In conclusione, con la invocata norma della Costituzione si volle che il principio della rieducazione del condannato, per il suo alto significato sociale e morale, fosse elevato al rango di precetto costituzionale, ma senza con ciò negare la esistenza e la legittimità della pena là dove essa non contenga, o contenga minimamente, le condizioni idonee a realizzare tale finalità. E ciò, evidentemente, in considerazione delle altre funzioni della pena che, al di là della prospettiva del miglioramento del reo, sono essenziali alla tutela dei cittadini e dell'ordine giuridico contro la delinquenza, e da cui dipende la esistenza stessa della vita sociale.

 

PER QUESTI MOTIVI

LA CORTE COSTITUZIONALE

 

dichiara non fondata la questione di legittimità costituzionale degli artt. 23 della legge 4 aprile 1952, n. 218, 82 e 85 del T.U. 30 maggio 1955, n. 797, 16 del D. L. 9 novembre 1945, n. 788, e 32 della legge 10 giugno 1940, n. 653, sollevata dal Pretore di Torino con ordinanza del 19 novembre 1964 in riferimento all'art. 27, terzo comma, della Costituzione.

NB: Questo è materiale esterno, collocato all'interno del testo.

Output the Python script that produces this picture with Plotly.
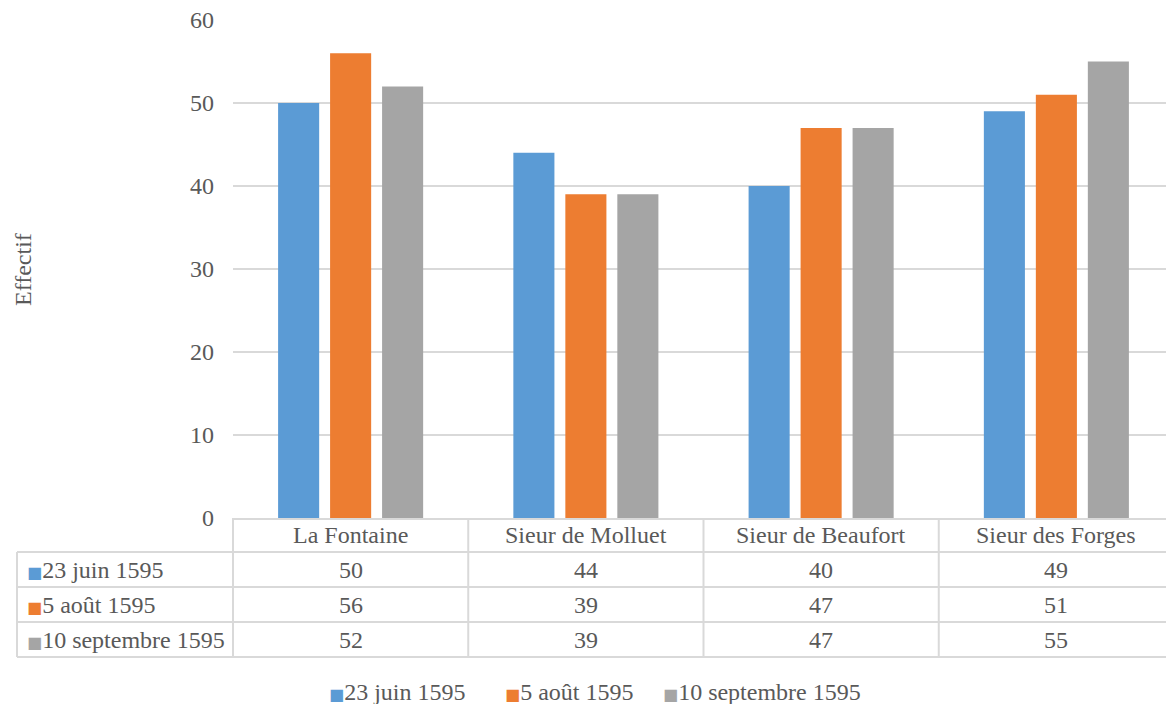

Così deciso in Roma, nella sede della Corte costituzionale, Palazzo della Consulta, il 4 febbraio 1966.

 

Gaspare AMBROSINI - Giuseppe CASTELLI AVOLIO - Antonino PAPALDO - Nicola JAEGER - Giovanni CASSANDRO - Biagio PETROCELLI - Antonio MANCA - Aldo SANDULLI - Giuseppe BRANCA - Michele FRAGALI - Costantino MORTATI - Giuseppe CHIARELLI - Giuseppe VERZÌ - Giovanni Battista BENEDETTI - Francesco Paolo BONIFACIO  

 

Depositata in cancelleria il 12 febbraio 1966.